## INFORMATION SUPPLIED
——————————

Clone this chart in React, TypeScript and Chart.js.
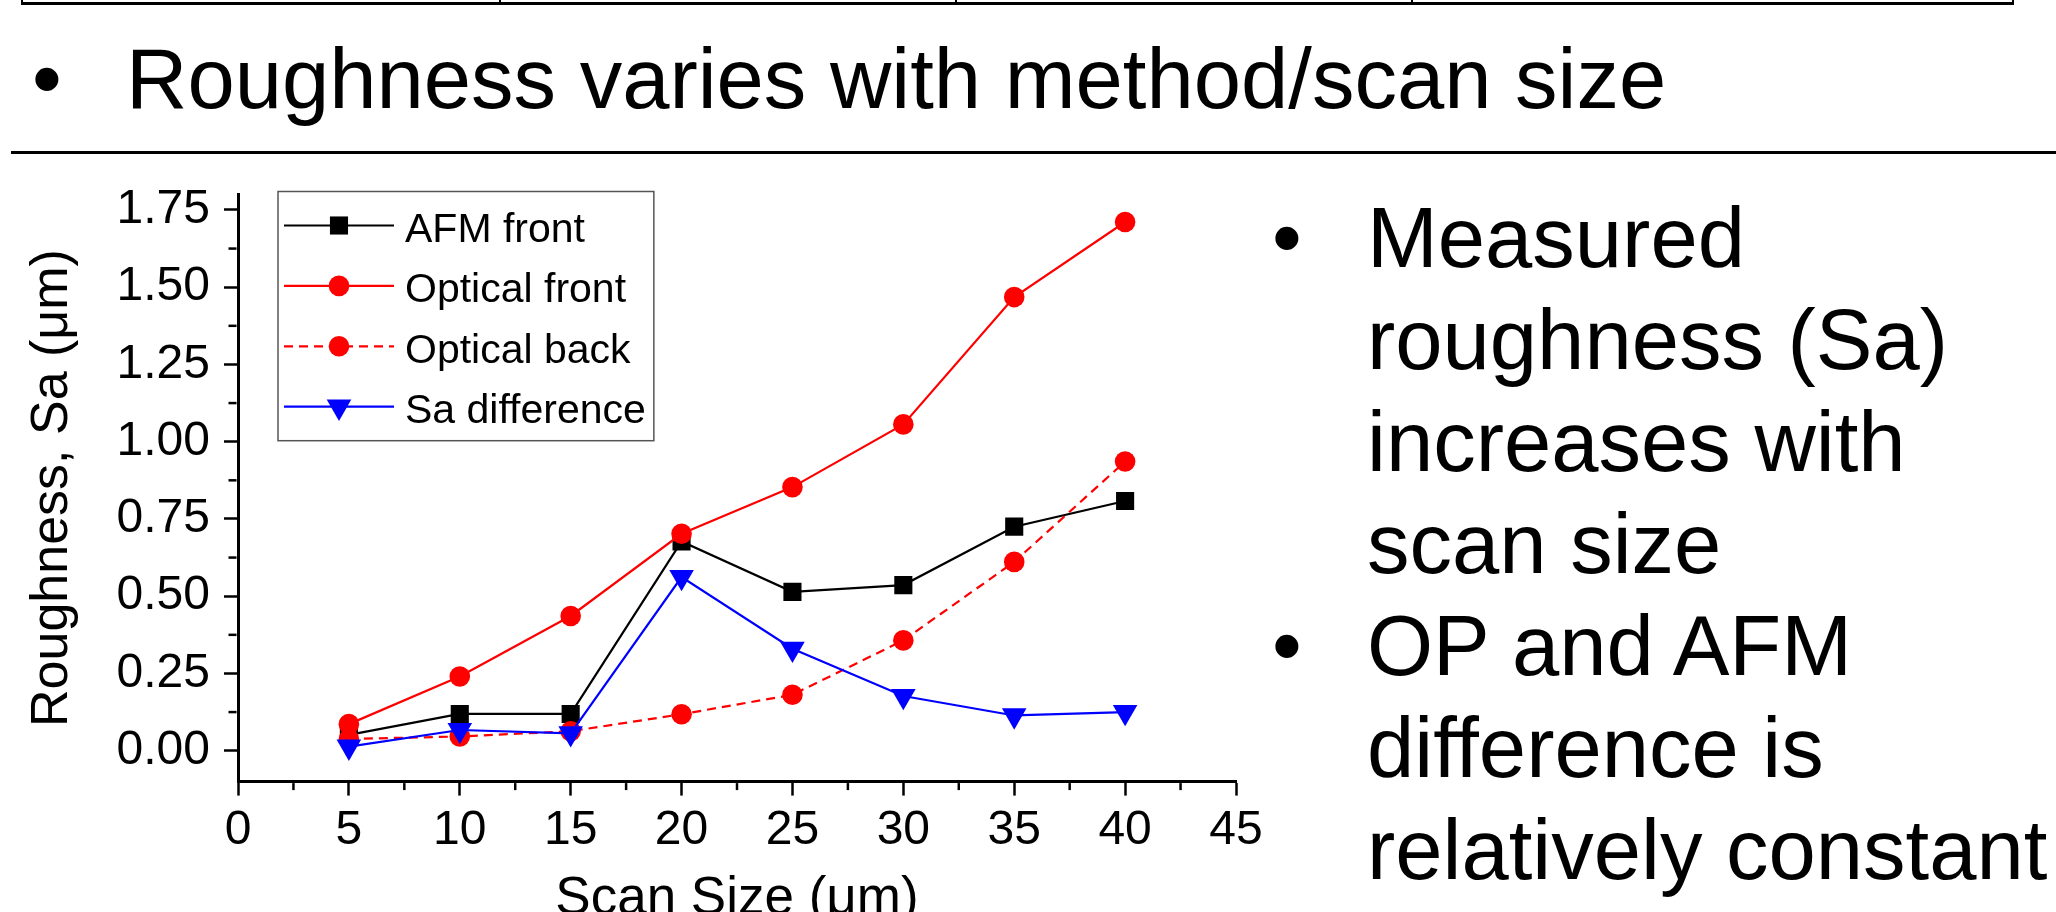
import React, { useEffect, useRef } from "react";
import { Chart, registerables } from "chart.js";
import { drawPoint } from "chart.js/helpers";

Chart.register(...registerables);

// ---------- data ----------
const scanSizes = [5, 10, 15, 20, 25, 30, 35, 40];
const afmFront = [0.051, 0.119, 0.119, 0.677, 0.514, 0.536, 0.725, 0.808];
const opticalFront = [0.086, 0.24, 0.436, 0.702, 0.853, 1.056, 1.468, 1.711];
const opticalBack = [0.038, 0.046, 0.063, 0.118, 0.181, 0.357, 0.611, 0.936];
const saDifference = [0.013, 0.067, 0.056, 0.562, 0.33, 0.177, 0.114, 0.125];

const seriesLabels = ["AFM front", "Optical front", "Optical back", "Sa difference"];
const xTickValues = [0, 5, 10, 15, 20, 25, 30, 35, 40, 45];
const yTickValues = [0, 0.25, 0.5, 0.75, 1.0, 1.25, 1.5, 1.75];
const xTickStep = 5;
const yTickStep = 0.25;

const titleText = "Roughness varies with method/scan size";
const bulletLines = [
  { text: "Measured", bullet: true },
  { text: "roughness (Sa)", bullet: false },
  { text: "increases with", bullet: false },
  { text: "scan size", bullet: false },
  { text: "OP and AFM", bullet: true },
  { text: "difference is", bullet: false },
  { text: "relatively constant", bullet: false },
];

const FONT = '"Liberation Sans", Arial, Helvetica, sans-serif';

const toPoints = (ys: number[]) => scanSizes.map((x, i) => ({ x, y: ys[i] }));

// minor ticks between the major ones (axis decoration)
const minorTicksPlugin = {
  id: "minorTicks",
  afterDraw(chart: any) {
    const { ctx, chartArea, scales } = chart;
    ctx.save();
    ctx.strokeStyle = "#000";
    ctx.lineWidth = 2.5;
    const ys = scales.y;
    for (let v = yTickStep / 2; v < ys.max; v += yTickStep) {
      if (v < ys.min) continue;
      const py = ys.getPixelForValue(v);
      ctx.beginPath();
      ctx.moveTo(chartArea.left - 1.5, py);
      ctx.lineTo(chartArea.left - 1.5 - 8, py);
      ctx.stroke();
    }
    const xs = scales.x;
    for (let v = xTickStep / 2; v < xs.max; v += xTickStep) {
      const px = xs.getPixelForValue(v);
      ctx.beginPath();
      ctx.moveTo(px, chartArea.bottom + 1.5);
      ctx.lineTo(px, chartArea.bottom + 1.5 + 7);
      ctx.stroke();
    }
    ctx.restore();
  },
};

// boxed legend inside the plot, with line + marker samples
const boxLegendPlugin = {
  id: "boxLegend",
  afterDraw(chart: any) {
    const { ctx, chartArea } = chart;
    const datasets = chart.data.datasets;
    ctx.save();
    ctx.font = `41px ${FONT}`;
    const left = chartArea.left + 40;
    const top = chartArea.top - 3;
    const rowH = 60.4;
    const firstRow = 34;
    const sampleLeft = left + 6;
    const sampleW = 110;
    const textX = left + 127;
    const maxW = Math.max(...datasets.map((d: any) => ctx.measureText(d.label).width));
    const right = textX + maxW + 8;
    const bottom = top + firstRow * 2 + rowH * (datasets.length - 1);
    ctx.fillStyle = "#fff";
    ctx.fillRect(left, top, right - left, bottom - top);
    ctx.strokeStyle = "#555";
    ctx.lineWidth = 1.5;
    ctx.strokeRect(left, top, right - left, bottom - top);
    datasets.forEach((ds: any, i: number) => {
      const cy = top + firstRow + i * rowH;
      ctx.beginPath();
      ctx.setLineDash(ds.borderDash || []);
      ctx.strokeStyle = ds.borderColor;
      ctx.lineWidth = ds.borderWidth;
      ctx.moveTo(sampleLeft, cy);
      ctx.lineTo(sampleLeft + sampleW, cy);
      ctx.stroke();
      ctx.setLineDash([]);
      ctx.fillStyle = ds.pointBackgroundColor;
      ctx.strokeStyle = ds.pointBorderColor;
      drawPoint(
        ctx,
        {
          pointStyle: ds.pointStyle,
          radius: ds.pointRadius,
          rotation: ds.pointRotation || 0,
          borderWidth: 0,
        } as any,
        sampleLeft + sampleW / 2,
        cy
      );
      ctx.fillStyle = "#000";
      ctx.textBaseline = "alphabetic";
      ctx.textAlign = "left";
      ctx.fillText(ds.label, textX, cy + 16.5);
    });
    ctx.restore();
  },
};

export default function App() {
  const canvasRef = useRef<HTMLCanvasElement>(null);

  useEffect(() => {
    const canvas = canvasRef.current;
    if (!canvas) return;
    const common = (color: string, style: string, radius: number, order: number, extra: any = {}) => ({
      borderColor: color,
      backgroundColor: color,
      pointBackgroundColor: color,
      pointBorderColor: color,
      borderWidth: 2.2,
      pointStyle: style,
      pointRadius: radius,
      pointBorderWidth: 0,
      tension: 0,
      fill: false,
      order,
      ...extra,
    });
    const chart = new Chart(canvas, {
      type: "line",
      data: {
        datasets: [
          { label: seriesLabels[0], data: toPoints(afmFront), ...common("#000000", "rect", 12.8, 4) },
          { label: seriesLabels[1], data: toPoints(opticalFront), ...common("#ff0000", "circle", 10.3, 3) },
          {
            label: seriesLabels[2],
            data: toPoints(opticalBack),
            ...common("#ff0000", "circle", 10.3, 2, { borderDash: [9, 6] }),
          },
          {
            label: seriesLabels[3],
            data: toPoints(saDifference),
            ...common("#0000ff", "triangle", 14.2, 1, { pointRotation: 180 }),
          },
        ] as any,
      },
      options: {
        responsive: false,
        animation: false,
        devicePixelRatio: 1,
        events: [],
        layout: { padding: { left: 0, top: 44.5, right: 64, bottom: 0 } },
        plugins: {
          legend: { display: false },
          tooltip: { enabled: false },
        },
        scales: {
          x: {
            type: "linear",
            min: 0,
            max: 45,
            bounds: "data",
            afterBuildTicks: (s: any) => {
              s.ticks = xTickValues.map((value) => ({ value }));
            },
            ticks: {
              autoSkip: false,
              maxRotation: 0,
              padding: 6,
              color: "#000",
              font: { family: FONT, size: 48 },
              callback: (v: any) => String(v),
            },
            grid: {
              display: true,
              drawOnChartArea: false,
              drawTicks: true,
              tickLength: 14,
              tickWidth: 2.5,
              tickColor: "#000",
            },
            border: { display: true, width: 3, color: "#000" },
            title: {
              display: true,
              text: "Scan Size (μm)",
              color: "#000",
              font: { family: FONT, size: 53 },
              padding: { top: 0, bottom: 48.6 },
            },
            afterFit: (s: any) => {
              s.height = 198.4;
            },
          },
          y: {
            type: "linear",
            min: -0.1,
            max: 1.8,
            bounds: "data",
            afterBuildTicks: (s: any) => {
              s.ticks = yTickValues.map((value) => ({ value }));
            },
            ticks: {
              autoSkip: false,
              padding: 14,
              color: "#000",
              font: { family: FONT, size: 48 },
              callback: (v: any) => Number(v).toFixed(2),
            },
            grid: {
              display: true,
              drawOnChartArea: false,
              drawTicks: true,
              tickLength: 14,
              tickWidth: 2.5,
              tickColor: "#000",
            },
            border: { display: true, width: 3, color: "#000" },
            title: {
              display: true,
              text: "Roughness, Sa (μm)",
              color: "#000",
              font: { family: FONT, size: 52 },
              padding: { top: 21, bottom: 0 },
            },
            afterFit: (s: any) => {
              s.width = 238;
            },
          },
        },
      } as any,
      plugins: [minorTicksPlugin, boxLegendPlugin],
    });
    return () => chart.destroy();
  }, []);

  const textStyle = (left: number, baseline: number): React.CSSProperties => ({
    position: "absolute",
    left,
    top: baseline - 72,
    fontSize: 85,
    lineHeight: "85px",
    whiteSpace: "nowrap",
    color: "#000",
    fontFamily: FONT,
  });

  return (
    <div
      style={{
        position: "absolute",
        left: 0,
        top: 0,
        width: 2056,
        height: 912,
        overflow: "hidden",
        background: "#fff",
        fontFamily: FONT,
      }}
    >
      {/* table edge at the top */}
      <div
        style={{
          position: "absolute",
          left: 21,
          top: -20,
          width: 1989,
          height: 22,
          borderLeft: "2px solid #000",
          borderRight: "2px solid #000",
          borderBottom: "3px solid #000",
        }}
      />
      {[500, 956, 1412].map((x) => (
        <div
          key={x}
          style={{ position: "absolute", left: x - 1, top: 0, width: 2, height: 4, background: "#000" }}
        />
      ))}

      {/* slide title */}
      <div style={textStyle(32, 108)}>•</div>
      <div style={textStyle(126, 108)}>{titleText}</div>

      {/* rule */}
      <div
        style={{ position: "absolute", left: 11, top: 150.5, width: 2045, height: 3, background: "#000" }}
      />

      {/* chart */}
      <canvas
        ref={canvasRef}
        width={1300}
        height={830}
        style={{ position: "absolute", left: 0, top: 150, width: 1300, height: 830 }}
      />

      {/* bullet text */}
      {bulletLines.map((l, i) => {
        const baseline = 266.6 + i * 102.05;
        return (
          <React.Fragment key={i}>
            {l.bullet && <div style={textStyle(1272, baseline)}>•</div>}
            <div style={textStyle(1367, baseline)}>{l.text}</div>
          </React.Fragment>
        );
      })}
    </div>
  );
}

——————————

## TO BE DONE
The lines from the top of the data above through the one holding "Chart.register(...registerables);" are to be repeated exactly, and only those, with no pictures.

## REPLY TO THE EXERCISE
Clone this chart in React, TypeScript and Chart.js.
import React, { useEffect, useRef } from "react";
import { Chart, registerables } from "chart.js";
import { drawPoint } from "chart.js/helpers";

Chart.register(...registerables);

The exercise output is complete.